I just got an email from James Kennedy, author of the truly bizarre middle-grade fantasy Order of Odd-Fish (my review), and thought it would be interesting to share it (with his permission).
"The heroine, Jo, is biracial (in the tapestry scene, when she sees a picture of her parents, she discovers she has a black father and a white mother). The narrative doesn't make a fuss about it; the book isn't "about" race. Sir Oliver, the leader of the Odd-Fish is black and so is Dame Delia. And the second protagonist, Ken Kiang, is of course Chinese. Many other characters don't have racial attributes described at all.
"Jo's face on the covers of the hardback [top left--in the center of the cover] and the paperback [below] seem to be about the skin color of a Maya Rudolph or Halle Berry. It seems you could read those images as either biracial or just a tanned white girl. I've noticed, however, that when I ask some who have read the book what color Jo is, they say "white" a distressingly large amount of the time, even though she's explicitly described in chapter 1 as having brown skin.
"Cover artists whitewashing characters is one thing; but when the reader's imagination automatically defaults to white for a character, even when the text says otherwise, that says volumes about our unconscious attitudes -- even among the most well-meaning."
I myself was a defaulter-to-white reader (gah). Which is why Kennedy emailed me in the first place, because I hadn't tagged my review of his book...
So the point would seem to be that reading in color is rather more than just picking up books with people of color on them, and involves making sure that the traps of old mental habits are avoided.

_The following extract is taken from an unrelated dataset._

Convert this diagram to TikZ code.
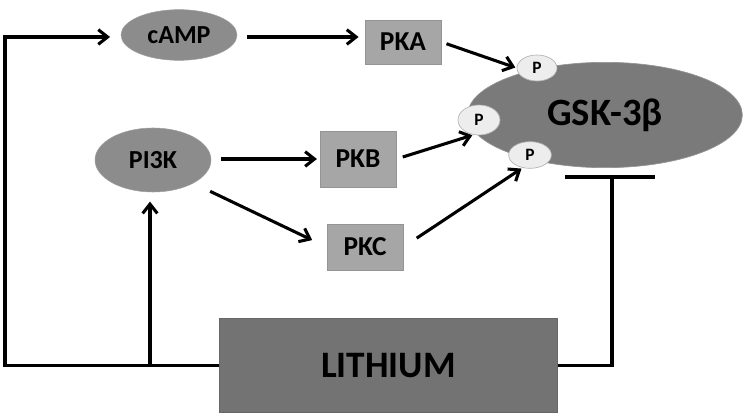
\documentclass[tikz,border=0pt]{standalone}
\usepackage{fontspec}
\setmainfont{Carlito}
\usetikzlibrary{arrows.meta,shapes.geometric}
\begin{document}
\begin{tikzpicture}[x=0.75pt,y=-0.75pt,
  line/.style={line width=2.3pt,black},
  arr/.style={line,-{Straight Barb[length=7pt,width=11pt,line width=2.3pt]}},
  ell/.style={ellipse,fill=black!45,draw=black!38,line width=0.4pt,inner sep=0pt,font=\bfseries\fontsize{19.5}{21}\selectfont},
  box/.style={rectangle,fill=black!35,draw=black!42,line width=0.6pt,inner sep=0pt,font=\bfseries\fontsize{20.5}{22}\selectfont},
  pnode/.style={ellipse,fill=black!7,draw=black!30,line width=0.5pt,inner sep=0pt,font=\bfseries\fontsize{13}{15}\selectfont}]
\useasboundingbox (0,0) rectangle (747,417);
% nodes
\node[ell,minimum width=87pt,minimum height=38pt] (camp) at (179,35) {cAMP};
\node[box,minimum width=57pt,minimum height=33pt] (pka) at (403,42) {PKA};
\node[ell,minimum width=87pt,minimum height=48pt] (pi3k) at (153,160) {PI3K};
\node[box,minimum width=57pt,minimum height=42pt] (pkb) at (358,159) {PKB};
\node[box,minimum width=57pt,minimum height=34.5pt] (pkc) at (365,247) {PKC};
\node[ellipse,fill=black!52,draw=black!42,line width=0.5pt,minimum width=206pt,minimum height=79pt,inner sep=0pt,font=\bfseries\fontsize{29}{32}\selectfont] (gsk) at (605,115) {GSK-3β};
\node[pnode,minimum width=30pt,minimum height=19.5pt] (p1) at (537,68) {P};
\node[pnode,minimum width=31.5pt,minimum height=22.5pt] (p2) at (479,120) {P};
\node[pnode,minimum width=32pt,minimum height=20pt] (p3) at (530,155) {P};
\node[rectangle,fill=black!55,draw=black!60,line width=0.6pt,minimum width=253pt,minimum height=71pt,inner sep=0pt,font=\bfseries\fontsize{28}{30}\selectfont] (lith) at (388.5,365.5) {LITHIUM};
% coordinates
\coordinate (bl) at (5,365.5);
\coordinate (tl) at (5,37);
\coordinate (br) at (150,365.5);
\coordinate (tc) at (612,177);
\coordinate (tbl) at (565,177);
\coordinate (tbr) at (655,177);
% connectors
\draw[arr,shorten >=8pt] (lith.west) -- (bl) -- (tl) -- (camp.west |- tl);
\draw[arr,shorten >=7pt] (br) -- (br |- pi3k.south);
\draw[line] (lith.east) -| (tc);
\draw[line] (tbl) -- (tbr);
\draw[arr,shorten <=7.5pt,shorten >=4.5pt] (camp.east |- tl) -- (pka.west |- tl);
\draw[arr,shorten <=4pt,shorten >=1pt] (pka.east) -- (p1.west);
\draw[arr,shorten <=7.5pt,shorten >=2pt] (pi3k.east |- pkb.west) -- (pkb.west);
\draw[arr,shorten <=14pt,shorten >=12pt] (pi3k.-30) -- (pkc.west);
\draw[arr,shorten <=5pt,shorten >=1pt] (pkb.east) -- (p2.-110);
\draw[arr,shorten <=12pt,shorten >=1pt] (pkc.east) -- (p3.-120);
\end{tikzpicture}
\end{document}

In that spirit, next time I read A Wizard of Earthsea, by Usula Le Guin, I will try to push White Ged out of my head, and try to see him as dark skinned as his author intended.
More Order of Odd-Fish news:
Oddness would appear to beget oddness--here is Kennedy's gallery of fan art inspired by his book. Not content with showcasing it on line, he is putting on a gallery show / extravaganza of Order of Odd-Fish art in Chicago. Anyone can contribute fan art (the deadline is March 15). Here's the call for submissions.
It sounds like fun--from Kennedy's description:
"It'll be not only an art show, but also a costumed dance party and theatrical extravaganza. I'm working with a Chicago theater group called Collaboraction to do this. They're going to decorate their cavernous space to portray scenes from the book (the fantastical tropical metropolis of Eldritch City, the digestive system of the All-Devouring Mother goddess, the Dome of Doom, etc.).
Opening night will be a dance party where people dress up as gods and do battle-dancing in the Dome of Doom. In the weeks afterward, we'll bring in field trips from schools. They'll browse the fan art galleries, be wowed by the elaborately decorated environment we've created, take in some performances from the book, and participate in an energetic writing workshop."